Question

A commercial cylinder contains 6.91\[{{m}^{3}}\] oxygen at 15 Pa and 21℃. The critical constants for \[{{O}_{2}}\] are Tc = -126 ℃, Pc = 50 bar. Determine the reduced pressure and reduced temperature for \[{{O}_{2}}\] under these conditions:
a.) \[{{P}_{r}}\]= 2, \[{{T}_{r}}\]= 3
b.) \[{{P}_{r}}\]= 3, \[{{T}_{r}}\]= 2
c.) \[{{P}_{r}}\]= 6, \[{{T}_{r}}\]= 4
d.) \[{{P}_{r}}\]= 4, \[{{T}_{r}}\]= 6

Answer 1

Hint: The physical constants that express the property of a substance in its critical state are called critical constants.

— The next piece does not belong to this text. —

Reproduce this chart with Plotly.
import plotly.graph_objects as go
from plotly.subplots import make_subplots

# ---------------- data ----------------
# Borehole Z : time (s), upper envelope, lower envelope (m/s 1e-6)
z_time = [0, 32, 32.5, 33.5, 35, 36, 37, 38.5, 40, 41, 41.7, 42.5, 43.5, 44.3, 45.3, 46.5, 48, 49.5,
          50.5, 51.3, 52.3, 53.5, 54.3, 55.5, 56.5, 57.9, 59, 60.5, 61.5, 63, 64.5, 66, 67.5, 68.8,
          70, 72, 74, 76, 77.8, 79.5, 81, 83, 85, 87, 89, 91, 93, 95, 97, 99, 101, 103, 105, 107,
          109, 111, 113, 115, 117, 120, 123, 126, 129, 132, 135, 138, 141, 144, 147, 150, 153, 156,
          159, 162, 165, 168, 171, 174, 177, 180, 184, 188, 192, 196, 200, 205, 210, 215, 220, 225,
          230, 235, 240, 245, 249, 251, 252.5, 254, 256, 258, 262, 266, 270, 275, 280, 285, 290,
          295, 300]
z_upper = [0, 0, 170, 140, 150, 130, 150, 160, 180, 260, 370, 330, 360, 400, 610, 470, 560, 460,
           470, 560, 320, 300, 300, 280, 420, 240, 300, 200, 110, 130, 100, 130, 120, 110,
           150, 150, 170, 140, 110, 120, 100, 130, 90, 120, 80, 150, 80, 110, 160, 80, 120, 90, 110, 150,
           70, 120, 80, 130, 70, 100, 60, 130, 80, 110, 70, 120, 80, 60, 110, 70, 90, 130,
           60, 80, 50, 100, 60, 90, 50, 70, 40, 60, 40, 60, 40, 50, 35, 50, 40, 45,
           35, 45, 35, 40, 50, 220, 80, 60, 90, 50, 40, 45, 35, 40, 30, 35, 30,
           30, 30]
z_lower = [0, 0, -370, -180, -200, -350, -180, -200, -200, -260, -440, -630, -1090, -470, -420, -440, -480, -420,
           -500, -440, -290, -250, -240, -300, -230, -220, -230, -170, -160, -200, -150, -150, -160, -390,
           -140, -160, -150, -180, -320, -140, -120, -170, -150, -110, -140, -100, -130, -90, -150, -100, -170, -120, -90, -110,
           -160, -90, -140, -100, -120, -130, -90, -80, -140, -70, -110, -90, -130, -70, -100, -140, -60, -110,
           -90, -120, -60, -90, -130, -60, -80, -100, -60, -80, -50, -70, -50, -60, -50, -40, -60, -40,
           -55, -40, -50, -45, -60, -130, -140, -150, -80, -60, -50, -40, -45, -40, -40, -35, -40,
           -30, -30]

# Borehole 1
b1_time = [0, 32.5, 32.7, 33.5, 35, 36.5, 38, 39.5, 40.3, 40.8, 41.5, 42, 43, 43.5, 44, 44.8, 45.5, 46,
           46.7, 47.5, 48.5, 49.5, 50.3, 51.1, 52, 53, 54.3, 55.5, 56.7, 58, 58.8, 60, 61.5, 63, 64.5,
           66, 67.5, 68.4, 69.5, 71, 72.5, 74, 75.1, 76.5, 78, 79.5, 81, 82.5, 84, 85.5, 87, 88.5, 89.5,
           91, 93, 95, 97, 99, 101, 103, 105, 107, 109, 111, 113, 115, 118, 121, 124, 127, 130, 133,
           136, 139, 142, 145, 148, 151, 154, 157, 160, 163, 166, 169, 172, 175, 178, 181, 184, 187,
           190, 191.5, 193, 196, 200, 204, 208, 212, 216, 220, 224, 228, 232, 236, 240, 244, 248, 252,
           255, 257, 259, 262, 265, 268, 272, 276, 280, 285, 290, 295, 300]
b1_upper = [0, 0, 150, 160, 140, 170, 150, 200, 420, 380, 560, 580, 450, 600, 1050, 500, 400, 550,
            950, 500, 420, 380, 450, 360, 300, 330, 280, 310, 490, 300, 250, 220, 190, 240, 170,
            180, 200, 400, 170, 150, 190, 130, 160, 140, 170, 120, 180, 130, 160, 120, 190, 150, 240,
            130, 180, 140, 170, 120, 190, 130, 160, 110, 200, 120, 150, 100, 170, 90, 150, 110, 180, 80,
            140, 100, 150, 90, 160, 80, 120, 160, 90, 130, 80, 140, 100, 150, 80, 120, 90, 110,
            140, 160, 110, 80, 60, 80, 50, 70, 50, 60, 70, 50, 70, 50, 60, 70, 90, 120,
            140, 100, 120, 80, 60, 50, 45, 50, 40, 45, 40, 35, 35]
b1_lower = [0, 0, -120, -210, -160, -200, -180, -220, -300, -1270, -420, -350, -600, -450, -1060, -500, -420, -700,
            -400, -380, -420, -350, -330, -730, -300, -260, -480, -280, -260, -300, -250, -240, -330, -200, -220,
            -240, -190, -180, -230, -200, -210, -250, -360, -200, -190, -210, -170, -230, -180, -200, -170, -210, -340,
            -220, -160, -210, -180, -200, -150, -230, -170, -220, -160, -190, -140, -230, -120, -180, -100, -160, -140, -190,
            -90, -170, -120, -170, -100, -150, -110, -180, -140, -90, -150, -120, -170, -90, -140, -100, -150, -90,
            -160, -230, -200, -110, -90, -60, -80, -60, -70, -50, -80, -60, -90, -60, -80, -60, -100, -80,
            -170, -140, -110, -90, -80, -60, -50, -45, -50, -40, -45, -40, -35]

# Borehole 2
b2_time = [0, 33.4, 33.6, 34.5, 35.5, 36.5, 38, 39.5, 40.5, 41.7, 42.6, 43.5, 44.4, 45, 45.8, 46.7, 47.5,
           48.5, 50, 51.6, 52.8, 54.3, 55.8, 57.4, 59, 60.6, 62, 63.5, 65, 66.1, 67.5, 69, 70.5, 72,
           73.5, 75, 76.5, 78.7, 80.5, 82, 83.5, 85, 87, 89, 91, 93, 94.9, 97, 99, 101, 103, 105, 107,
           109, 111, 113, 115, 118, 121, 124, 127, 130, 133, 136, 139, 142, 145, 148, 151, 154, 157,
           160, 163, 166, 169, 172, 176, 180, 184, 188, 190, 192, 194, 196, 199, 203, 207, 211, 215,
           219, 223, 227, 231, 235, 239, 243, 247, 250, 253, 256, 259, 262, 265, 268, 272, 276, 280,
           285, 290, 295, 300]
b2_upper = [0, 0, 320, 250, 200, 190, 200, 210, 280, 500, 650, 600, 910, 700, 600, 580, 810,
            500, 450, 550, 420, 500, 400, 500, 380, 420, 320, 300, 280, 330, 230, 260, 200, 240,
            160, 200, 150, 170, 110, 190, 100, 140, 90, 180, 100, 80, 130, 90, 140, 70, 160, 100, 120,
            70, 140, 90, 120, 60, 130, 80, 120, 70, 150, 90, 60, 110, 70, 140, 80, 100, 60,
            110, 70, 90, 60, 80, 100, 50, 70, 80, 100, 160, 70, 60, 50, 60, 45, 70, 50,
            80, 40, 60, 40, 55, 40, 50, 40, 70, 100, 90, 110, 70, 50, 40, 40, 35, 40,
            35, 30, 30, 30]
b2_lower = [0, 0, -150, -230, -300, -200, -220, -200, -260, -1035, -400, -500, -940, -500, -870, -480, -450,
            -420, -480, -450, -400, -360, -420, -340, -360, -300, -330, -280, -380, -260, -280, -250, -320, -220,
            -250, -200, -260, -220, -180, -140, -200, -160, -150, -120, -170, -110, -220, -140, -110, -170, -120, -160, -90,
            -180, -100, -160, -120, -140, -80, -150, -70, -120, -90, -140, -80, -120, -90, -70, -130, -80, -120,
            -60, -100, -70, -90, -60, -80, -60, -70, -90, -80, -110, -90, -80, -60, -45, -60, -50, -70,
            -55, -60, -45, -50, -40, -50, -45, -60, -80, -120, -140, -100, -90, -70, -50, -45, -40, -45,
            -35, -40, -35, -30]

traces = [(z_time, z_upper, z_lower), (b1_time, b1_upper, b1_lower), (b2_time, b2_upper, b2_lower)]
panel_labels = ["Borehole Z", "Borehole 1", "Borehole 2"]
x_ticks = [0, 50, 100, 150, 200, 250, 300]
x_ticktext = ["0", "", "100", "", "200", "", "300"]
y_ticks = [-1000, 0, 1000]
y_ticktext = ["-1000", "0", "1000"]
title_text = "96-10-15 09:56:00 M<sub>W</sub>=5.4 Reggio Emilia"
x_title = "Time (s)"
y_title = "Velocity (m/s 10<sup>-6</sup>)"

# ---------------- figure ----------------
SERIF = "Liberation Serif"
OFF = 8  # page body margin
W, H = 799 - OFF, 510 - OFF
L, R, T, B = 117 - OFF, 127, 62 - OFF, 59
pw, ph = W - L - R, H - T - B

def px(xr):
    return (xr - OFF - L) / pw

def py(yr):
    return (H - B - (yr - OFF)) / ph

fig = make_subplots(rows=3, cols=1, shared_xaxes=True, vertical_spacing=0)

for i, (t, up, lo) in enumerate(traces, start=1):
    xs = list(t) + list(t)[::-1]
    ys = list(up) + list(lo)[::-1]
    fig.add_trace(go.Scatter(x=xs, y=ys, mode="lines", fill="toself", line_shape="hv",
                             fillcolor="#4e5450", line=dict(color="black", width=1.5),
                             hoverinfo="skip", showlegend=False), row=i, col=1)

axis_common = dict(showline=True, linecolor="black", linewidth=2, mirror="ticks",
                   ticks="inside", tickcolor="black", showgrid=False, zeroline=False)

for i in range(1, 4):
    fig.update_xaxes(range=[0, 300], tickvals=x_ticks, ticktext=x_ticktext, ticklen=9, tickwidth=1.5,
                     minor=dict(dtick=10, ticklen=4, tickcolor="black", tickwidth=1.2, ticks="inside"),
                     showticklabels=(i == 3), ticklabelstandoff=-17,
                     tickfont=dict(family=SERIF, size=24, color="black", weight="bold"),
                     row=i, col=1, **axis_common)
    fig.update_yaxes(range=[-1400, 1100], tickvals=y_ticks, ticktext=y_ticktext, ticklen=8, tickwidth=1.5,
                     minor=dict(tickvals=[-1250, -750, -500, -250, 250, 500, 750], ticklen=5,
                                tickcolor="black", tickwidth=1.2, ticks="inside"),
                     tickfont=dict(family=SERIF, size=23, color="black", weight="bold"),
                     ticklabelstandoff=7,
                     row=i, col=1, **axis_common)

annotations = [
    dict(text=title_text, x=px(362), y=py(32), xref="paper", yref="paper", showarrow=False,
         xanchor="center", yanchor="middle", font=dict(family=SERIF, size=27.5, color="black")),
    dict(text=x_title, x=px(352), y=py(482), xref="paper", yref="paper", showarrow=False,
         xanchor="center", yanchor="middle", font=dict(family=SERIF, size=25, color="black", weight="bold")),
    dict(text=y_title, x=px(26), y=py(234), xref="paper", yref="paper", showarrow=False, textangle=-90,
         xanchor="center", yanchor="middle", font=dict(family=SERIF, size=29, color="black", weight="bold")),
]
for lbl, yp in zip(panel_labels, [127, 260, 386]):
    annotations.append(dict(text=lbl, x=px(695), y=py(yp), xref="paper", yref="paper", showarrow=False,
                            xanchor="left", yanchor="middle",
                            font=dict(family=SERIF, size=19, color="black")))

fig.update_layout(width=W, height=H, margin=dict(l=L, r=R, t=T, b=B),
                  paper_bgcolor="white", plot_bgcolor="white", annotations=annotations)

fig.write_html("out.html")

The critical constants of gas are temperature, pressure and volume.

Complete step by step solution:

Gases cannot be liquified unless its temperature is below a certain value depending upon the nature of the gas. This temperature is called critical temperature.
Critical temperature (\[{{T}_{c}}\]) is the maximum temperature at which a gas can be liquified, above which liquid does not exist.
Critical pressure (\[{{P}_{c}}\]) is maximum pressure required to cause liquefaction.
Critical volume (\[{{V}_{c}}\]) is the volume occupied by one mole of gas at critical temperature.
So, in this case the critical constants for critical temperature and pressure are -126 ℃, and 50 bar.
The reduced pressure \[{{P}_{r}}=\dfrac{Given\,pressure}{Critical\,pressure}\]
\[\dfrac{P}{{{P}_{C}}}\]= \[\dfrac{15Mpa}{50\,\times 0.1Mpa}\] = 3
The reduced temperature \[{{T}_{r}}=\,\dfrac{Given\,temperature}{Critical\,temperature}\]
\[\dfrac{T}{{{T}_{c}}}\]= \[\dfrac{21\,+\,273}{273-126}\]= 2
So, from the above solution we can conclude that option (b) is the correct answer.

Note: The constant of the Vander Waals equation provides a correction for the intermolecular forces whereas constant b adjusts for the volume occupied by the gas particles. It is a correction for finite molecular size and its value is the volume of one mole of the atoms or molecules. Always remember to change the units in their SI form.